WHAT YOU SHOULD DO:
Repeat the material below exactly, with no pictures.

SOURCE MATERIAL:
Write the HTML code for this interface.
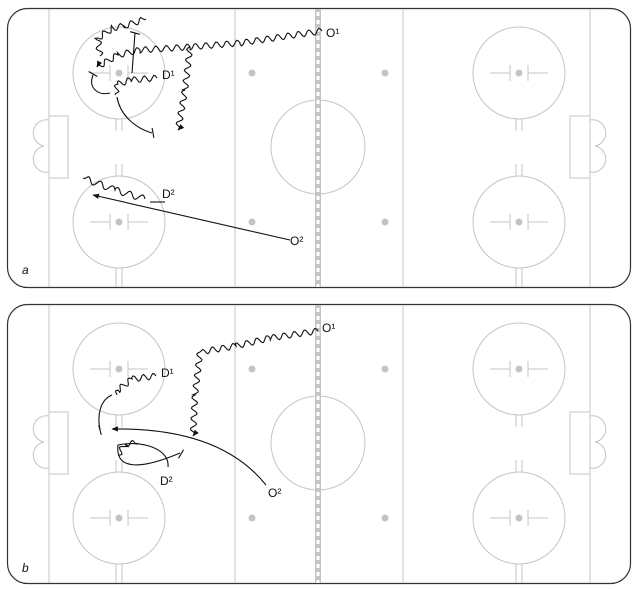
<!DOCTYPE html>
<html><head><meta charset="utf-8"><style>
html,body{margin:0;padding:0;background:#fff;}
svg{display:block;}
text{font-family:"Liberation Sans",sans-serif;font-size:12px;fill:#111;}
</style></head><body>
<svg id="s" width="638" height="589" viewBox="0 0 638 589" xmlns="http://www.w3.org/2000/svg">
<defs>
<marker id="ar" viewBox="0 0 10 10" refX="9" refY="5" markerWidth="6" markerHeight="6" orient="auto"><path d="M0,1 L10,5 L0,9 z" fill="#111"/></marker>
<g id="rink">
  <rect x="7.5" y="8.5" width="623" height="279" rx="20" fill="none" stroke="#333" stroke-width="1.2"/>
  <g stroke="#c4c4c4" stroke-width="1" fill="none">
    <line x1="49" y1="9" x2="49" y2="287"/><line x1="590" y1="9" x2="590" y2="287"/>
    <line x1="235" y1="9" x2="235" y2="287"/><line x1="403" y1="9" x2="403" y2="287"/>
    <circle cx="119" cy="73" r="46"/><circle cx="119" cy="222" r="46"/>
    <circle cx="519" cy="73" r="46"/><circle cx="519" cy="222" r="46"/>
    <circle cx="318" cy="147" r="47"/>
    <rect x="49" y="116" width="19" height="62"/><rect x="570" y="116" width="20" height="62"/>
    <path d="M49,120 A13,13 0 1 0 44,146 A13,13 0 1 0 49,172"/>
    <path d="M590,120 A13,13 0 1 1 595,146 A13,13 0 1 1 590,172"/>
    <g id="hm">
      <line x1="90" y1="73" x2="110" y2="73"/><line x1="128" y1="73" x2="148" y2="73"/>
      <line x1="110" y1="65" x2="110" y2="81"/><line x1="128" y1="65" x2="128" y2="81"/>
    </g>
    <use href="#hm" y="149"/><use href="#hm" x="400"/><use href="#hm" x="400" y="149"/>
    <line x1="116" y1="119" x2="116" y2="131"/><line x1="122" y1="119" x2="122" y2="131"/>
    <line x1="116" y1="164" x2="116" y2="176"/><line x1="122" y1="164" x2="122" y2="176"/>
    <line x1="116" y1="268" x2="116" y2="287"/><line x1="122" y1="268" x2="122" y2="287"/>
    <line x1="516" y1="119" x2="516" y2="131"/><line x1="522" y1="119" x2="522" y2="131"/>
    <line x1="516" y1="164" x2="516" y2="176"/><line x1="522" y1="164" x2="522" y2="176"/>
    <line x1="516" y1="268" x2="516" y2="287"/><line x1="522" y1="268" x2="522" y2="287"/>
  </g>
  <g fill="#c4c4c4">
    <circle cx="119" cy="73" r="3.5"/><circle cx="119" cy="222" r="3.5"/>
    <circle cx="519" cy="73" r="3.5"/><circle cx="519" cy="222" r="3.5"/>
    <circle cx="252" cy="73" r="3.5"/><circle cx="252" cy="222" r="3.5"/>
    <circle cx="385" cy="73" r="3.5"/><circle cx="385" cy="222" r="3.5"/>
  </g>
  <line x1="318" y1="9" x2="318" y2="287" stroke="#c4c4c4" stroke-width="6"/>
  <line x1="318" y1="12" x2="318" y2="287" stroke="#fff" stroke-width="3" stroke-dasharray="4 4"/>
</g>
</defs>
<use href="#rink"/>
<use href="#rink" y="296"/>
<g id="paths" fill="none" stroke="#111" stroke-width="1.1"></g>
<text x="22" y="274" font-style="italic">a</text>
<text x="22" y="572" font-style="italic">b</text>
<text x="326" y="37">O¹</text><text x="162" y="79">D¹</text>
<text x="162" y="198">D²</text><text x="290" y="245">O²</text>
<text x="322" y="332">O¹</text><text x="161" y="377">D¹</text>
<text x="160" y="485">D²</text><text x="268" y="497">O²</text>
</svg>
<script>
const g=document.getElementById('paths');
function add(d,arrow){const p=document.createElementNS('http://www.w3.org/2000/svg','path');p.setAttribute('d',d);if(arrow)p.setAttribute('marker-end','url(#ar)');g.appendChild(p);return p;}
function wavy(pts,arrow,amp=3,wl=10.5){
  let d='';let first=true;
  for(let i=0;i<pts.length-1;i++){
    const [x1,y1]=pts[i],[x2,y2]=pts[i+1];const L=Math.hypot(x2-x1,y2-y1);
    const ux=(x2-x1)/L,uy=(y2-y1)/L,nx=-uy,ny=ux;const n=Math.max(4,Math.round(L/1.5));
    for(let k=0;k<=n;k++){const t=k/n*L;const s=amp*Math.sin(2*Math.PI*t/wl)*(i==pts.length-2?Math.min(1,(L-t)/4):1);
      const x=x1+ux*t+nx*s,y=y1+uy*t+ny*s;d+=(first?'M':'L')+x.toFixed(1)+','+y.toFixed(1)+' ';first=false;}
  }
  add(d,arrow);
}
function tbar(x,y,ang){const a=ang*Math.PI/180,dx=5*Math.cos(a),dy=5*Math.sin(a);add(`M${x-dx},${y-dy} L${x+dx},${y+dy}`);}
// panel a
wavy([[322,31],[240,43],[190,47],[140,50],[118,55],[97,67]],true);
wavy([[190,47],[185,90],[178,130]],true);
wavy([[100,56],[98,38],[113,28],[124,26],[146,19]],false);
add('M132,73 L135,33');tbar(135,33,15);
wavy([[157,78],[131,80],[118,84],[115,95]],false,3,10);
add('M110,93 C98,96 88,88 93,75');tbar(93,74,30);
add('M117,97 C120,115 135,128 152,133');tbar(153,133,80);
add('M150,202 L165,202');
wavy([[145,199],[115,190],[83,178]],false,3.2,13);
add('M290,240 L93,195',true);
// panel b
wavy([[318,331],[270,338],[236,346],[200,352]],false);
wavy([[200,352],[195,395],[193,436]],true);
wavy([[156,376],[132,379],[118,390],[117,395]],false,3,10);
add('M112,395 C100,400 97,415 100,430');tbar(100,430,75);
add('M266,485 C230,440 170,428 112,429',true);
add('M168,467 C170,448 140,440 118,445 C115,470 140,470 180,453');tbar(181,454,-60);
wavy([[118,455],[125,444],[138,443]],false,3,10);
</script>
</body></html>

RESPONSE TO THIS EXERCISE:
Write the HTML code for this interface.
<!DOCTYPE html>
<html><head><meta charset="utf-8"><style>
html,body{margin:0;padding:0;background:#fff;}
svg{display:block;}
text{font-family:"Liberation Sans",sans-serif;font-size:12px;fill:#111;}
</style></head><body>
<svg id="s" width="638" height="589" viewBox="0 0 638 589" xmlns="http://www.w3.org/2000/svg">
<defs>
<marker id="ar" viewBox="0 0 10 10" refX="9" refY="5" markerWidth="6" markerHeight="6" orient="auto"><path d="M0,1 L10,5 L0,9 z" fill="#111"/></marker>
<g id="rink">
  <rect x="7.5" y="8.5" width="623" height="279" rx="20" fill="none" stroke="#333" stroke-width="1.2"/>
  <g stroke="#c4c4c4" stroke-width="1" fill="none">
    <line x1="49" y1="9" x2="49" y2="287"/><line x1="590" y1="9" x2="590" y2="287"/>
    <line x1="235" y1="9" x2="235" y2="287"/><line x1="403" y1="9" x2="403" y2="287"/>
    <circle cx="119" cy="73" r="46"/><circle cx="119" cy="222" r="46"/>
    <circle cx="519" cy="73" r="46"/><circle cx="519" cy="222" r="46"/>
    <circle cx="318" cy="147" r="47"/>
    <rect x="49" y="116" width="19" height="62"/><rect x="570" y="116" width="20" height="62"/>
    <path d="M49,120 A13,13 0 1 0 44,146 A13,13 0 1 0 49,172"/>
    <path d="M590,120 A13,13 0 1 1 595,146 A13,13 0 1 1 590,172"/>
    <g id="hm">
      <line x1="90" y1="73" x2="110" y2="73"/><line x1="128" y1="73" x2="148" y2="73"/>
      <line x1="110" y1="65" x2="110" y2="81"/><line x1="128" y1="65" x2="128" y2="81"/>
    </g>
    <use href="#hm" y="149"/><use href="#hm" x="400"/><use href="#hm" x="400" y="149"/>
    <line x1="116" y1="119" x2="116" y2="131"/><line x1="122" y1="119" x2="122" y2="131"/>
    <line x1="116" y1="164" x2="116" y2="176"/><line x1="122" y1="164" x2="122" y2="176"/>
    <line x1="116" y1="268" x2="116" y2="287"/><line x1="122" y1="268" x2="122" y2="287"/>
    <line x1="516" y1="119" x2="516" y2="131"/><line x1="522" y1="119" x2="522" y2="131"/>
    <line x1="516" y1="164" x2="516" y2="176"/><line x1="522" y1="164" x2="522" y2="176"/>
    <line x1="516" y1="268" x2="516" y2="287"/><line x1="522" y1="268" x2="522" y2="287"/>
  </g>
  <g fill="#c4c4c4">
    <circle cx="119" cy="73" r="3.5"/><circle cx="119" cy="222" r="3.5"/>
    <circle cx="519" cy="73" r="3.5"/><circle cx="519" cy="222" r="3.5"/>
    <circle cx="252" cy="73" r="3.5"/><circle cx="252" cy="222" r="3.5"/>
    <circle cx="385" cy="73" r="3.5"/><circle cx="385" cy="222" r="3.5"/>
  </g>
  <line x1="318" y1="9" x2="318" y2="287" stroke="#c4c4c4" stroke-width="6"/>
  <line x1="318" y1="12" x2="318" y2="287" stroke="#fff" stroke-width="3" stroke-dasharray="4 4"/>
</g>
</defs>
<use href="#rink"/>
<use href="#rink" y="296"/>
<g id="paths" fill="none" stroke="#111" stroke-width="1.1"></g>
<text x="22" y="274" font-style="italic">a</text>
<text x="22" y="572" font-style="italic">b</text>
<text x="326" y="37">O¹</text><text x="162" y="79">D¹</text>
<text x="162" y="198">D²</text><text x="290" y="245">O²</text>
<text x="322" y="332">O¹</text><text x="161" y="377">D¹</text>
<text x="160" y="485">D²</text><text x="268" y="497">O²</text>
</svg>
<script>
const g=document.getElementById('paths');
function add(d,arrow){const p=document.createElementNS('http://www.w3.org/2000/svg','path');p.setAttribute('d',d);if(arrow)p.setAttribute('marker-end','url(#ar)');g.appendChild(p);return p;}
function wavy(pts,arrow,amp=3,wl=10.5){
  let d='';let first=true;
  for(let i=0;i<pts.length-1;i++){
    const [x1,y1]=pts[i],[x2,y2]=pts[i+1];const L=Math.hypot(x2-x1,y2-y1);
    const ux=(x2-x1)/L,uy=(y2-y1)/L,nx=-uy,ny=ux;const n=Math.max(4,Math.round(L/1.5));
    for(let k=0;k<=n;k++){const t=k/n*L;const s=amp*Math.sin(2*Math.PI*t/wl)*(i==pts.length-2?Math.min(1,(L-t)/4):1);
      const x=x1+ux*t+nx*s,y=y1+uy*t+ny*s;d+=(first?'M':'L')+x.toFixed(1)+','+y.toFixed(1)+' ';first=false;}
  }
  add(d,arrow);
}
function tbar(x,y,ang){const a=ang*Math.PI/180,dx=5*Math.cos(a),dy=5*Math.sin(a);add(`M${x-dx},${y-dy} L${x+dx},${y+dy}`);}
// panel a
wavy([[322,31],[240,43],[190,47],[140,50],[118,55],[97,67]],true);
wavy([[190,47],[185,90],[178,130]],true);
wavy([[100,56],[98,38],[113,28],[124,26],[146,19]],false);
add('M132,73 L135,33');tbar(135,33,15);
wavy([[157,78],[131,80],[118,84],[115,95]],false,3,10);
add('M110,93 C98,96 88,88 93,75');tbar(93,74,30);
add('M117,97 C120,115 135,128 152,133');tbar(153,133,80);
add('M150,202 L165,202');
wavy([[145,199],[115,190],[83,178]],false,3.2,13);
add('M290,240 L93,195',true);
// panel b
wavy([[318,331],[270,338],[236,346],[200,352]],false);
wavy([[200,352],[195,395],[193,436]],true);
wavy([[156,376],[132,379],[118,390],[117,395]],false,3,10);
add('M112,395 C100,400 97,415 100,430');tbar(100,430,75);
add('M266,485 C230,440 170,428 112,429',true);
add('M168,467 C170,448 140,440 118,445 C115,470 140,470 180,453');tbar(181,454,-60);
wavy([[118,455],[125,444],[138,443]],false,3,10);
</script>
</body></html>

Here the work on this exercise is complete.